§ **DATA SEGMENT**:
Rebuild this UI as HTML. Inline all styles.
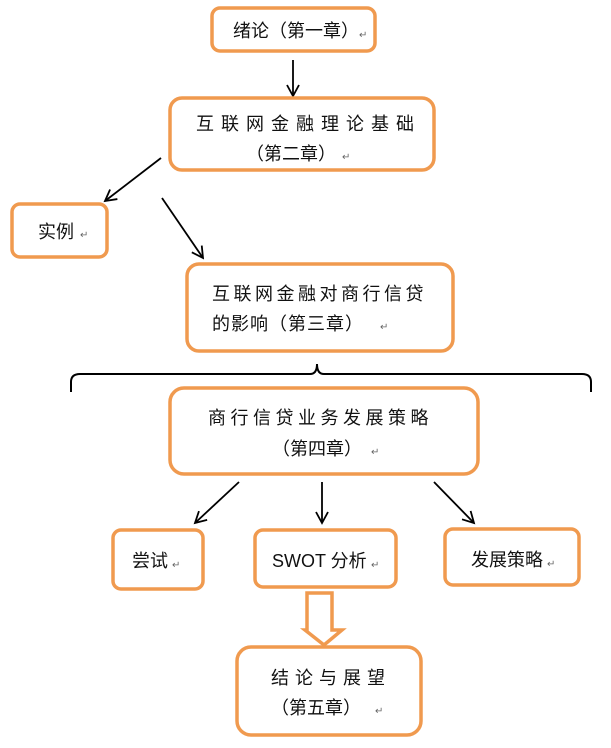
<!DOCTYPE html>
<html><head><meta charset="utf-8"><style>
body{margin:0;background:#fff}
svg{display:block}
text{font-family:"Liberation Sans","Noto Sans CJK SC",sans-serif;font-size:18px;fill:#111}
.b{fill:#fff;stroke:#f09a4f;stroke-width:3.5}
.a{stroke:#000;stroke-width:1.8;fill:none}
.r{font-size:10px;fill:#666}
</style></head><body>
<svg width="611" height="748" viewBox="0 0 611 748">
<defs><marker id="m" markerWidth="14" markerHeight="14" refX="12" refY="7" orient="auto" markerUnits="userSpaceOnUse"><path d="M1,1 L12,7 L1,13" fill="none" stroke="#000" stroke-width="1.8"/></marker></defs>
<rect class="b" x="212" y="8" width="163" height="43" rx="8"/>
<text x="233" y="37">绪论（第一章）</text><text class="r" x="359" y="38">↵</text>
<line class="a" x1="293" y1="60" x2="293" y2="96" marker-end="url(#m)"/>
<rect class="b" x="170" y="98" width="264" height="72" rx="12"/>
<text x="196" y="130" letter-spacing="7">互联网金融理论基础</text>
<text x="246" y="160">（第二章）</text><text class="r" x="342" y="160">↵</text>
<line class="a" x1="161" y1="158" x2="105" y2="201" marker-end="url(#m)"/>
<line class="a" x1="162" y1="198" x2="203" y2="258" marker-end="url(#m)"/>
<rect class="b" x="12" y="204" width="95" height="53" rx="8"/>
<text x="38" y="238">实例</text><text class="r" x="80" y="238">↵</text>
<rect class="b" x="187" y="264" width="266" height="87" rx="12"/>
<text x="212" y="300" letter-spacing="3.5">互联网金融对商行信贷</text>
<text x="212" y="330" letter-spacing="1">的影响（第三章）</text><text class="r" x="380" y="330">↵</text>
<path d="M71,392 L71,382 Q71,374 80,374 L310,374 Q317,374 317,364 Q317,374 324,374 L582,374 Q591,374 591,382 L591,392" fill="none" stroke="#000" stroke-width="2"/>
<rect class="b" x="170" y="388" width="308" height="86" rx="14"/>
<text x="208" y="424" letter-spacing="4.5">商行信贷业务发展策略</text>
<text x="272" y="455">（第四章）</text><text class="r" x="371" y="455">↵</text>
<line class="a" x1="239" y1="482" x2="195" y2="523" marker-end="url(#m)"/>
<line class="a" x1="322" y1="482" x2="322" y2="523" marker-end="url(#m)"/>
<line class="a" x1="434" y1="482" x2="474" y2="523" marker-end="url(#m)"/>
<rect class="b" x="113" y="530" width="90" height="59" rx="8"/>
<text x="132" y="567">尝试</text><text class="r" x="172" y="568">↵</text>
<rect class="b" x="255" y="530" width="141" height="57" rx="8"/>
<text x="272" y="567">SWOT 分析</text><text class="r" x="371" y="568">↵</text>
<rect class="b" x="445" y="529" width="134" height="56" rx="8"/>
<text x="471" y="566">发展策略</text><text class="r" x="547" y="567">↵</text>
<path d="M307,593 L332,593 L332,630 L342,630 L324,645 L305,630 L307,630 Z" fill="#fff" stroke="#f09a4f" stroke-width="3.5"/>
<rect class="b" x="237" y="647" width="184" height="88" rx="14"/>
<text x="271" y="684" letter-spacing="6">结论与展望</text>
<text x="271" y="714">（第五章）</text><text class="r" x="375" y="714">↵</text>
</svg>
</body></html>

§ **AIM OF THE TASK**: Do not include the images; transcribe the rest of the listing exactly.

§ **ANSWER FOR THIS EXERCISE**:
Rebuild this UI as HTML. Inline all styles.
<!DOCTYPE html>
<html><head><meta charset="utf-8"><style>
body{margin:0;background:#fff}
svg{display:block}
text{font-family:"Liberation Sans","Noto Sans CJK SC",sans-serif;font-size:18px;fill:#111}
.b{fill:#fff;stroke:#f09a4f;stroke-width:3.5}
.a{stroke:#000;stroke-width:1.8;fill:none}
.r{font-size:10px;fill:#666}
</style></head><body>
<svg width="611" height="748" viewBox="0 0 611 748">
<defs><marker id="m" markerWidth="14" markerHeight="14" refX="12" refY="7" orient="auto" markerUnits="userSpaceOnUse"><path d="M1,1 L12,7 L1,13" fill="none" stroke="#000" stroke-width="1.8"/></marker></defs>
<rect class="b" x="212" y="8" width="163" height="43" rx="8"/>
<text x="233" y="37">绪论（第一章）</text><text class="r" x="359" y="38">↵</text>
<line class="a" x1="293" y1="60" x2="293" y2="96" marker-end="url(#m)"/>
<rect class="b" x="170" y="98" width="264" height="72" rx="12"/>
<text x="196" y="130" letter-spacing="7">互联网金融理论基础</text>
<text x="246" y="160">（第二章）</text><text class="r" x="342" y="160">↵</text>
<line class="a" x1="161" y1="158" x2="105" y2="201" marker-end="url(#m)"/>
<line class="a" x1="162" y1="198" x2="203" y2="258" marker-end="url(#m)"/>
<rect class="b" x="12" y="204" width="95" height="53" rx="8"/>
<text x="38" y="238">实例</text><text class="r" x="80" y="238">↵</text>
<rect class="b" x="187" y="264" width="266" height="87" rx="12"/>
<text x="212" y="300" letter-spacing="3.5">互联网金融对商行信贷</text>
<text x="212" y="330" letter-spacing="1">的影响（第三章）</text><text class="r" x="380" y="330">↵</text>
<path d="M71,392 L71,382 Q71,374 80,374 L310,374 Q317,374 317,364 Q317,374 324,374 L582,374 Q591,374 591,382 L591,392" fill="none" stroke="#000" stroke-width="2"/>
<rect class="b" x="170" y="388" width="308" height="86" rx="14"/>
<text x="208" y="424" letter-spacing="4.5">商行信贷业务发展策略</text>
<text x="272" y="455">（第四章）</text><text class="r" x="371" y="455">↵</text>
<line class="a" x1="239" y1="482" x2="195" y2="523" marker-end="url(#m)"/>
<line class="a" x1="322" y1="482" x2="322" y2="523" marker-end="url(#m)"/>
<line class="a" x1="434" y1="482" x2="474" y2="523" marker-end="url(#m)"/>
<rect class="b" x="113" y="530" width="90" height="59" rx="8"/>
<text x="132" y="567">尝试</text><text class="r" x="172" y="568">↵</text>
<rect class="b" x="255" y="530" width="141" height="57" rx="8"/>
<text x="272" y="567">SWOT 分析</text><text class="r" x="371" y="568">↵</text>
<rect class="b" x="445" y="529" width="134" height="56" rx="8"/>
<text x="471" y="566">发展策略</text><text class="r" x="547" y="567">↵</text>
<path d="M307,593 L332,593 L332,630 L342,630 L324,645 L305,630 L307,630 Z" fill="#fff" stroke="#f09a4f" stroke-width="3.5"/>
<rect class="b" x="237" y="647" width="184" height="88" rx="14"/>
<text x="271" y="684" letter-spacing="6">结论与展望</text>
<text x="271" y="714">（第五章）</text><text class="r" x="375" y="714">↵</text>
</svg>
</body></html>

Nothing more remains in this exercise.